Her demagoguery has elicited some frightening, intolerable, responses. A recent Washington Post report said at a rally in Florida this week a man yelled “Kill him!” as Ms. Palin delivered that line and others shouted epithets at an African-American member of a TV crew.
Anyone who has done the most elementary research would know better than to characterize the Obama-Ayers connection as "fleeting". The Times had done some elementary research on Obama's connections to Bill Ayers and yet, chose to mis-characterize them as "fleeting".
A Times story on Saturday was headlined Obama and ’60s Bomber - A Look Into Crossed Paths.
Steve Diamond and Stanley Kurtz--both journalists who tracked down Obama-Ayers material begged to differ. Kurtz called the Times' story a "whitewash". Diamond, who gave the Times access to a slew of documents and was interviewed by three different reporters, also called the Times' story a "whitewash".
After the NYT's piece appeared, Diamond wrote, "I was interviewed at length by the New York Times for this story - in fact, this was the third Times reporter to interview me about the Ayers/Obama relationship - and I provided the Times with the letters I discuss here. They are not mentioned in the story at all."
It may not have helped that the reporter, Scott Shane, specializes in the FBI and CIA and did not seem well equipped to understand the structure and dynamics of a non profit entity like the Annenberg Challenge, had no apparent understanding of educational policy issues or debates, had no prior experience as far as I could tell with Chicago politics or culture and expressed his own sense of "boredom" with the Annenberg Challenge records he reviewed.
Instead of relying on the contemporaneous written record that documents Ayers direct personal involvement in the formation of the CAC board, the New York Times relies on the recollection, fourteen years later of "several" unnamed sources who say Ayers was not involved in Obama's recruitment to the board.
Diamond began his piece with, "Some months ago the Times reported without comment the Campaign's lie that the first time Obama met Ayers was in late 1995 at a "meet and greet" held at Ayers' home for Obama when Obama launched his campaign for the state senate."

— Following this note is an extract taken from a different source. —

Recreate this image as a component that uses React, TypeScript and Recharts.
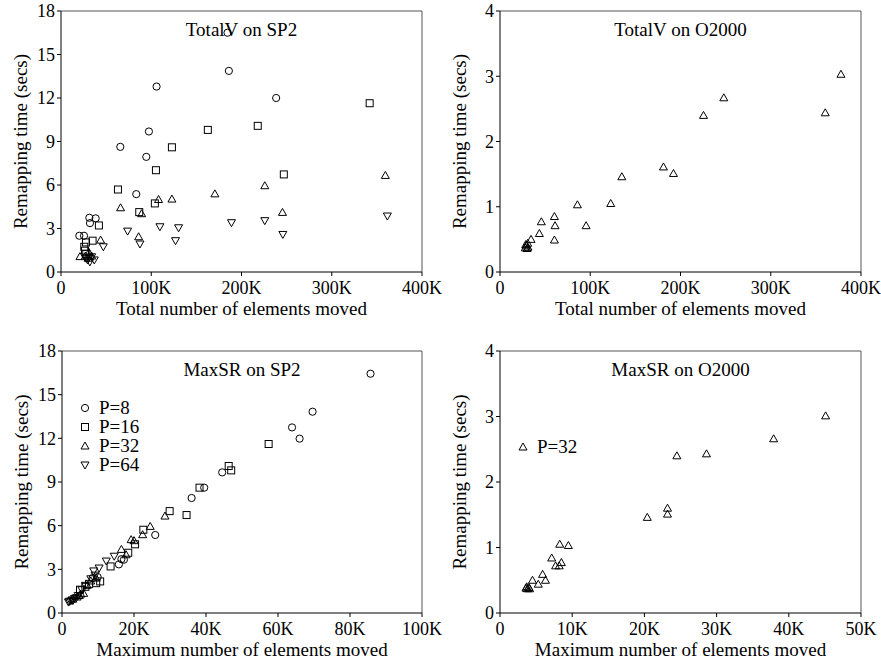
import React from "react";
import {
  ScatterChart,
  Scatter,
  XAxis,
  YAxis,
  ReferenceLine,
  Legend,
} from "recharts";

// x values are in thousands of elements, y values in seconds
const totalSp2P8 = [
  [20.3, 2.5], [25.5, 2.5], [31.4, 3.74], [32.1, 3.37], [38.4, 3.7], [65.7, 8.63],
  [83.4, 5.37], [94.5, 7.94], [97.4, 9.69], [105.9, 12.79], [184.5, 16.5], [186, 13.87],
  [238.4, 12.0],
];
const totalSp2P16 = [
  [63.1, 5.69], [86.7, 4.13], [104, 4.73], [105.2, 7.02], [122.9, 8.6], [162.7, 9.8],
  [218, 10.08], [246.9, 6.73], [342, 11.64], [42, 3.21], [35, 2.16], [27.7, 2.04],
  [25.8, 1.74], [26.6, 1.47], [28, 1.25],
];
const totalSp2P32 = [
  [359.4, 6.66], [225.8, 5.95], [170.5, 5.39], [122.9, 5.03], [108.1, 5.0], [66, 4.43],
  [89.3, 4.02], [245.4, 4.11], [86, 2.43], [43.9, 2.2], [21, 1.06], [27, 1.1],
  [31, 1.35], [34, 1.1], [30, 0.95],
];
const totalSp2P64 = [
  [361.6, 3.86], [225.8, 3.54], [188.9, 3.4], [130.3, 3.05], [109.6, 3.12], [73.8, 2.82],
  [126.9, 2.16], [245.8, 2.59], [87.5, 1.93], [46.9, 1.74], [36.9, 0.83], [29.5, 0.83],
  [32, 0.7], [31, 1.0], [34, 1.05], [28, 0.95],
];

const totalO2kP32 = [
  [377.8, 3.03], [360.4, 2.44], [248, 2.67], [225.5, 2.4], [181.1, 1.61], [192.2, 1.51],
  [135, 1.46], [122.7, 1.05], [85.8, 1.03], [95.4, 0.71], [60.3, 0.85], [61, 0.71],
  [60.3, 0.49], [45.8, 0.77], [43.6, 0.59], [34.4, 0.5], [30.7, 0.44], [28, 0.37],
  [29, 0.4], [30, 0.36], [31, 0.38], [28.5, 0.42],
];

const maxSp2P8 = [
  [85.7, 16.44], [69.6, 13.83], [63.9, 12.75], [66, 11.98], [44.5, 9.66], [39.5, 8.61],
  [36, 7.9], [25.9, 5.36], [15.8, 3.34], [17.2, 3.66], [9.9, 2.47], [8.5, 2.4], [16.5, 3.7],
];
const maxSp2P16 = [
  [57.4, 11.61], [46.3, 10.1], [47, 9.8], [38.2, 8.61], [29.9, 7.0], [34.6, 6.73],
  [22.6, 5.72], [20.3, 4.72], [18.4, 4.14], [13.5, 3.2], [10.6, 2.17], [9.5, 2.05],
  [7.5, 2.0], [6.5, 1.8], [5, 1.6],
];
const maxSp2P32 = [
  [28.6, 6.66], [24.5, 5.95], [22.4, 5.38], [20, 4.97], [19.2, 5.04], [16.5, 4.37],
  [17.8, 4.0], [9.5, 2.4], [6, 1.35], [5.2, 1.3], [4.2, 1.1], [4.8, 1.2], [3, 0.95],
  [8, 2.2], [7, 1.9],
];
const maxSp2P64 = [
  [14.5, 3.9], [12.3, 3.57], [10.3, 3.09], [8.8, 2.89], [9.2, 2.6], [8, 2.35], [6.5, 1.9],
  [5.5, 1.6], [4.5, 1.2], [3.5, 1.0], [2.8, 0.9], [2, 0.8], [1.8, 0.75], [3, 0.85],
  [2.4, 0.82], [4, 1.05],
];

const maxO2kP32 = [
  [45.1, 3.01], [37.9, 2.66], [28.6, 2.43], [24.5, 2.4], [23.2, 1.6], [23.2, 1.51],
  [20.4, 1.46], [9.47, 1.03], [8.27, 1.05], [7.16, 0.84], [8.5, 0.77], [7.7, 0.72],
  [8.2, 0.72], [5.9, 0.59], [6.3, 0.5], [4.5, 0.5], [5.3, 0.44], [3.6, 0.38], [3.8, 0.37],
  [4.0, 0.39], [4.1, 0.37], [3.7, 0.4],
];

const spYTicks = [0, 3, 6, 9, 12, 15, 18];
const o2kYTicks = [0, 1, 2, 3, 4];
const totalXTicks = [0, 100, 200, 300, 400];
const maxSp2XTicks = [0, 20, 40, 60, 80, 100];
const maxO2kXTicks = [0, 10, 20, 30, 40, 50];

const serif = "Liberation Serif, DejaVu Serif, serif";

const toPoints = (arr: number[][]) => arr.map(([x, y]) => ({ x, y }));

type Kind = "circle" | "square" | "tri" | "inv";

function marker(kind: Kind, cx: number, cy: number) {
  const p = { fill: "none", stroke: "#000", strokeWidth: 1 };
  if (kind === "circle") return <circle cx={cx} cy={cy} r={3.6} {...p} />;
  if (kind === "square") return <rect x={cx - 3.5} y={cy - 3.5} width={7} height={7} {...p} />;
  if (kind === "tri")
    return <polygon points={`${cx},${cy - 4} ${cx - 4},${cy + 3} ${cx + 4},${cy + 3}`} {...p} />;
  return <polygon points={`${cx - 4},${cy - 3} ${cx + 4},${cy - 3} ${cx},${cy + 4}`} {...p} />;
}

const shapeOf = (kind: Kind) => (props: any) => marker(kind, props.cx, props.cy);

type Series = { name: string; data: number[][]; kind: Kind };

type PanelProps = {
  left: number;
  top: number;
  width: number;
  height: number;
  yAxisWidth: number;
  rightMargin: number;
  xAxisHeight: number;
  xTicks: number[];
  yTicks: number[];
  title: string;
  xLabel: string;
  series: Series[];
  legendPos?: { left: number; top: number };
};

function legendContent(series: Series[]) {
  return () => (
    <div style={{ fontFamily: serif, fontSize: 19, color: "#000" }}>
      {series.map((s) => (
        <div key={s.name} style={{ display: "flex", alignItems: "center", height: 19 }}>
          <svg width={14} height={12} style={{ marginRight: 7 }}>
            {marker(s.kind, 7, 6)}
          </svg>
          <span>{s.name}</span>
        </div>
      ))}
    </div>
  );
}

function Panel(props: PanelProps) {
  const { left, top, width, height, yAxisWidth, rightMargin, xAxisHeight, xTicks, yTicks } = props;
  const xMax = xTicks[xTicks.length - 1];
  const yMax = yTicks[yTicks.length - 1];
  const plotLeft = yAxisWidth;
  const plotRight = width - rightMargin;
  return (
    <div style={{ position: "absolute", left, top, width, height }}>
      <ScatterChart
        width={width}
        height={height}
        margin={{ top: 11, right: rightMargin, left: 0, bottom: 0 }}
      >
        <XAxis
          type="number"
          dataKey="x"
          domain={[0, xMax]}
          ticks={xTicks}
          interval={0}
          allowDataOverflow
          height={xAxisHeight}
          tickFormatter={(v: number) => (v === 0 ? "0" : `${v}K`)}
          tick={{ fill: "#000", fontSize: 18, fontFamily: serif }}
          stroke="#000"
          tickSize={4}
          tickMargin={5}
          label={{
            content: ({ viewBox }: any) => (
              <text
                x={viewBox.x + viewBox.width / 2}
                y={viewBox.y + 43}
                textAnchor="middle"
                fontFamily={serif}
                fontSize={19}
                fill="#000"
              >
                {props.xLabel}
              </text>
            ),
          }}
        />
        <YAxis
          type="number"
          dataKey="y"
          domain={[0, yMax]}
          ticks={yTicks}
          interval={0}
          allowDataOverflow
          width={yAxisWidth}
          tick={{ fill: "#000", fontSize: 18, fontFamily: serif }}
          stroke="#000"
          tickSize={4}
          tickMargin={2}
          label={{
            content: ({ viewBox }: any) => {
              const cx = viewBox.x + viewBox.width - 41;
              const cy = viewBox.y + viewBox.height / 2;
              return (
                <text
                  x={cx}
                  y={cy}
                  transform={`rotate(-90, ${cx}, ${cy})`}
                  textAnchor="middle"
                  dominantBaseline="central"
                  fontFamily={serif}
                  fontSize={19}
                  fill="#000"
                >
                  Remapping time (secs)
                </text>
              );
            },
          }}
        />
        <ReferenceLine y={yMax} stroke="#555" />
        <ReferenceLine x={xMax} stroke="#555" />
        {props.series.map((s) => (
          <Scatter
            key={s.name}
            name={s.name}
            data={toPoints(s.data)}
            shape={shapeOf(s.kind)}
            isAnimationActive={false}
          />
        ))}
        {props.legendPos && (
          <Legend
            layout="vertical"
            align="center"
            verticalAlign="middle"
            wrapperStyle={{
              left: props.legendPos.left,
              top: props.legendPos.top,
              width: "auto",
              bottom: "auto",
            }}
            content={legendContent(props.series)}
          />
        )}
      </ScatterChart>
      <div
        style={{
          position: "absolute",
          left: plotLeft,
          width: plotRight - plotLeft,
          top: 20,
          textAlign: "center",
          fontFamily: serif,
          fontSize: 19,
          lineHeight: "20px",
          color: "#000",
        }}
      >
        {props.title}
      </div>
    </div>
  );
}

export default function App() {
  return (
    <div
      style={{
        position: "absolute",
        left: 0,
        top: 0,
        width: 881,
        height: 662,
        overflow: "hidden",
        background: "#fff",
      }}
    >
      <Panel
        left={440}
        top={0}
        width={441}
        height={330}
        yAxisWidth={60}
        rightMargin={20}
        xAxisHeight={58}
        xTicks={totalXTicks}
        yTicks={o2kYTicks}
        title="TotalV on O2000"
        xLabel="Total number of elements moved"
        series={[{ name: "P=32", data: totalO2kP32, kind: "tri" }]}
      />
      <Panel
        left={440}
        top={340}
        width={441}
        height={321}
        yAxisWidth={60}
        rightMargin={20}
        xAxisHeight={48}
        xTicks={maxO2kXTicks}
        yTicks={o2kYTicks}
        title="MaxSR on O2000"
        xLabel="Maximum number of elements moved"
        series={[{ name: "P=32", data: maxO2kP32, kind: "tri" }]}
        legendPos={{ left: 76, top: 97 }}
      />
      <Panel
        left={0}
        top={0}
        width={456}
        height={330}
        yAxisWidth={61}
        rightMargin={34}
        xAxisHeight={58}
        xTicks={totalXTicks}
        yTicks={spYTicks}
        title="TotalV on SP2"
        xLabel="Total number of elements moved"
        series={[
          { name: "P=8", data: totalSp2P8, kind: "circle" },
          { name: "P=16", data: totalSp2P16, kind: "square" },
          { name: "P=32", data: totalSp2P32, kind: "tri" },
          { name: "P=64", data: totalSp2P64, kind: "inv" },
        ]}
      />
      <Panel
        left={0}
        top={340}
        width={456}
        height={321}
        yAxisWidth={62}
        rightMargin={34}
        xAxisHeight={48}
        xTicks={maxSp2XTicks}
        yTicks={spYTicks}
        title="MaxSR on SP2"
        xLabel="Maximum number of elements moved"
        series={[
          { name: "P=8", data: maxSp2P8, kind: "circle" },
          { name: "P=16", data: maxSp2P16, kind: "square" },
          { name: "P=32", data: maxSp2P32, kind: "tri" },
          { name: "P=64", data: maxSp2P64, kind: "inv" },
        ]}
        legendPos={{ left: 78, top: 58 }}
      />
    </div>
  );
}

One would think that The New York Times should have been embarrassed enough by its scandalous behavior in the John Edwards' scandal--when the struggling paper substituted campaign party lines for investigative journalism--that it would have learned a lesson.
It did not.
This ugly, desperate editorial does the John Edwards affair one better: the paper knows better about Obama and Ayers, has access to contrary facts unearthed by the sweat of others and chooses to ignore it all to the benefit of its chosen candidate.

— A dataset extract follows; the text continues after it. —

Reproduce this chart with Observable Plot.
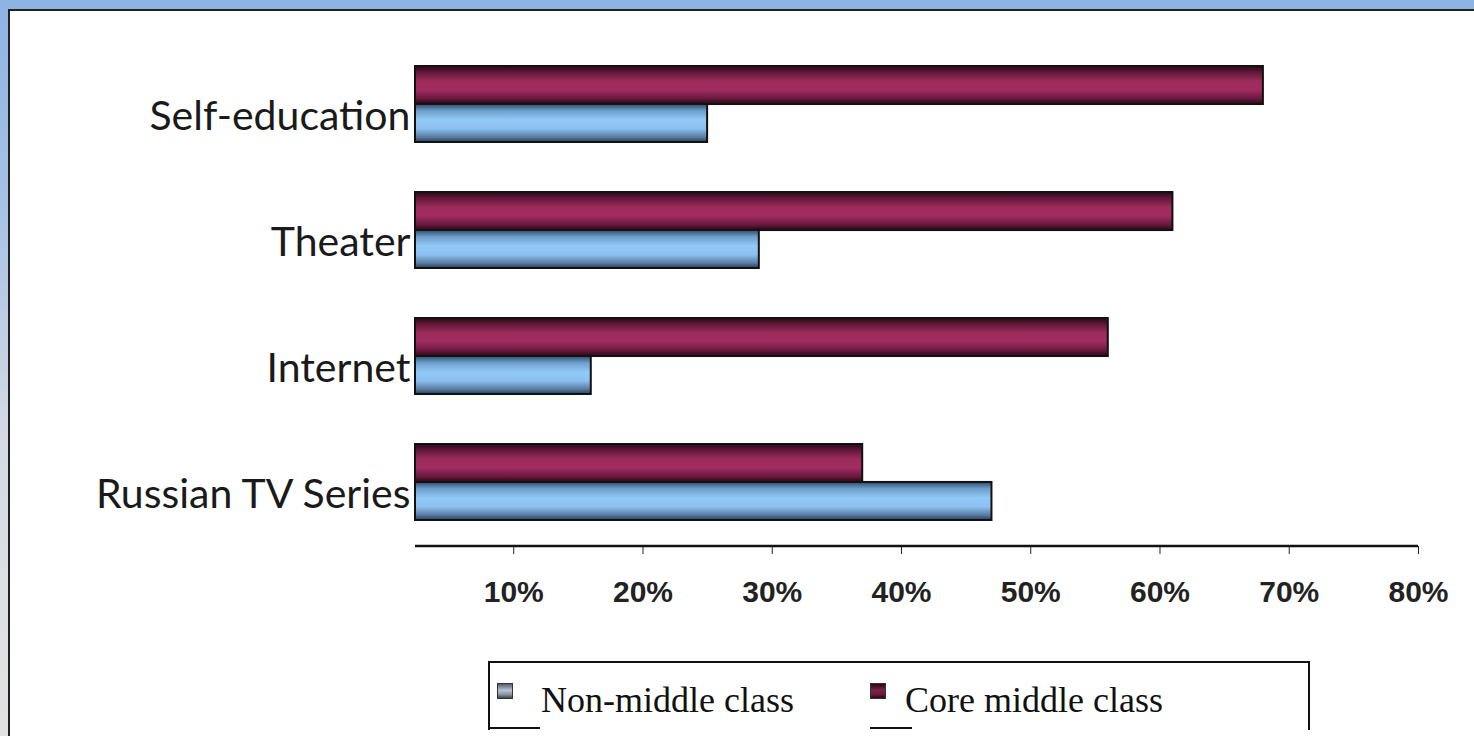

In the wake of the Blair scandal, the Times own internal investigation--"The Siegal committee--made several recommendations, many of which have since been instituted at the paper, including the appointment of a public editor to encourage access to the paper and to monitor readers' complaints about the paper's performance.
--Wikipedia: Jayson Blair
That appointed public editor must have been one of the victims of the Times' recent layoffs.
The unsigned editorial finishes with: "But surely, Mr. McCain and his team can come up with a better answer to that problem than inciting more division, anger and hatred."
The New York Times author should be intimately acquainted with anger and hatred.
This editorial illustrates both--along with pride, sloth and a few other deadly sins thrown in for good measure.
Practically, one of the few things the editorial got right was its opening sentence:
"It is a sorry fact of American political life that campaigns get ugly, often in their final weeks."
One of the ugliest is the former journalistic enterprise known as the New York Times.